Plain and simple, a streamer is a lure and fishing a streamer is the closest thing that a fly fisherman does to spin fishing. Throw the lure out, reel it in. Well, in the case of the fly fisherman strip it in.
A streamer is nothing more than a long wet fly that is tied to be an attractor or imitator. They can look like nothing, the woolly bugger fly, or look exactly like something, like Dave Whitlock’s crayfish jig-fly. Either way, they are effective and a must have in any fisherman’s fly box.
Streamers are generally weighted either with the line, a weight attached to the line or weight added to the fly during the tying process. They are fished by casting the fly and then giving it action or life back to the rod. Generally streamers are used in deep holes in creeks or in rivers and lakes that have some depth. They are not generally thought of as a go-to fly in small streams, as dry flies and nymphs reign supreme in those kinds of waters.
I learned a technique from a fly fisherman whose main purpose for fishing is to catch fish, big fish. He could care less about the fly, its history, or how romantic it might be to fool a trout on a complex dry fly. When he fishes, it reminds me of the professional bass guys hooking and landing the fish in record time and not really spending much time enjoying the fight or the run of the fish.
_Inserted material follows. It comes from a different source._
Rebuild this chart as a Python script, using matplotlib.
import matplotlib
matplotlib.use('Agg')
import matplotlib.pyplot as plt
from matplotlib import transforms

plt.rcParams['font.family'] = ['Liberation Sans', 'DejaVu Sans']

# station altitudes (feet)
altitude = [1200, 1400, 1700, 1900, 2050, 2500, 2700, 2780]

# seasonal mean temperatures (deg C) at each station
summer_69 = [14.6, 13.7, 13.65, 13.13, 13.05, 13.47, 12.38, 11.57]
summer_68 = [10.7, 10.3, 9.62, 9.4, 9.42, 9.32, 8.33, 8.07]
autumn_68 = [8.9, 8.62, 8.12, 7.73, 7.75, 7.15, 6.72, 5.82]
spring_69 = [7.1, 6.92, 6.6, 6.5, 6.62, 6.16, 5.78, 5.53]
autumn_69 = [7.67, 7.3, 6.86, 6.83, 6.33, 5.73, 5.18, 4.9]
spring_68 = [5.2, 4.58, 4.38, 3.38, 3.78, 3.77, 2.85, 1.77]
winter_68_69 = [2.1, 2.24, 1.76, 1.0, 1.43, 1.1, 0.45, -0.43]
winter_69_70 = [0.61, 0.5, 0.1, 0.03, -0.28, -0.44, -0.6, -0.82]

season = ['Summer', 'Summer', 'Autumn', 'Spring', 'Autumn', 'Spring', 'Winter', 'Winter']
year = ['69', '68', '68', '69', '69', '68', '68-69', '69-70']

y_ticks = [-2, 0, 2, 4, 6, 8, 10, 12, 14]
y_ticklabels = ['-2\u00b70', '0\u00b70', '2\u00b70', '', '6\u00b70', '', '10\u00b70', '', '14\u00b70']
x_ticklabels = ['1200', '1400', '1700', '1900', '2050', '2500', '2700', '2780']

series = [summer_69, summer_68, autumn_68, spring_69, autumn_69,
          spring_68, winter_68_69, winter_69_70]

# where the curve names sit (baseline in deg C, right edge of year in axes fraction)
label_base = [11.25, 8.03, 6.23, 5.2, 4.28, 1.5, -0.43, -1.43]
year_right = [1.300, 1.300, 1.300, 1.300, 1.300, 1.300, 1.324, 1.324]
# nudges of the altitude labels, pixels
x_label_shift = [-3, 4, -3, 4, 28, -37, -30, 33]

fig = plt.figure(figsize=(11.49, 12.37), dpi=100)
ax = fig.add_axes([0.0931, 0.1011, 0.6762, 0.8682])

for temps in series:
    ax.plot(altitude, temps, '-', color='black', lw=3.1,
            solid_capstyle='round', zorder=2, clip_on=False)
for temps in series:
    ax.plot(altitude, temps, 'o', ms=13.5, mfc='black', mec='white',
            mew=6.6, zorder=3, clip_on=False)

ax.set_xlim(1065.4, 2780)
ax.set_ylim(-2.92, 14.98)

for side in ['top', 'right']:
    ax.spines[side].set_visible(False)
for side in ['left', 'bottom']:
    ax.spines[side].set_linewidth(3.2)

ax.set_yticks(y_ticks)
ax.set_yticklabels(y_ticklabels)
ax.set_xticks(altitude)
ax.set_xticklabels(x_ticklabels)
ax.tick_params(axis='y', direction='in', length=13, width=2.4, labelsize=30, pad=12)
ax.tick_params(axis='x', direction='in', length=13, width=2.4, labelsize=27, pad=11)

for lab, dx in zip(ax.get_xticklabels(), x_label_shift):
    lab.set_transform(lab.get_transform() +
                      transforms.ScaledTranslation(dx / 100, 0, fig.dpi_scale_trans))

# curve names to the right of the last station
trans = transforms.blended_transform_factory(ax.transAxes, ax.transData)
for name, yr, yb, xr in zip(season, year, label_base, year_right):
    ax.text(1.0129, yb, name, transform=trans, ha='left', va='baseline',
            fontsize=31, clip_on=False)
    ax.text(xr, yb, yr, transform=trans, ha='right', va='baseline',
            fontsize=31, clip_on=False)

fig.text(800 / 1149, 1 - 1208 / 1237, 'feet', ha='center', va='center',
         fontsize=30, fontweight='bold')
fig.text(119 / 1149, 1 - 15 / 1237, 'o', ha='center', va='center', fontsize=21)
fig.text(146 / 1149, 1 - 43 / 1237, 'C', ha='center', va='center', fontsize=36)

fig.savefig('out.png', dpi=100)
He has perfected dead drifting streamers for inactive fish and has more than once shown me the biggest fish in the run off of his streamer rig.
The term dead drift means to cast the fly in the water and simply let it float along with the current. No fancy stripping or jigging the fly is required. It is a very common technique mastered by nymph fisherman, but not at all common with streamer fisherman. The rig is comprised of a streamer of your choice, weighted, and then a strike indicator attached to your leader. The strike indicator is nothing more than a piece of foam, yarn, or cork that shows the fisherman when movement occurs with the fly. The strike indicator floats along the surface and when a trout hits the fly, it moves in a direction generally opposite of the current letting the angler know a strike has occurred.
I went fishing again with my fish-catching-machine friend. The water was low and gin clear. I was expecting him to use a dry fly with a dropper but to my surprise he tied on a streamer dead drift rig. I watched as he skipped some shallow fast moving water and went to the head of the run to find the deepest current.
The first cast in the run produced a nice brown trout. The remainder of the fishing morning was filled with more walking than fishing but his fish tally was adding up quickly and the size of the late summertime browns was impressive. He had read the creek and determined that the fish were not actively feeding. They were not in the feeding lanes of the runs, but were tucked in the deeper water relaxing and staying cool.
The big streamer floating past their nose slowly was just too much for a brown trout to handle and they hit out of reaction, not necessarily hunger. I saw the scene unfold first hand and once again learned a valuable tool to catch trout in the heat of the summer when fish activity can be slow by dead drifting a streamer.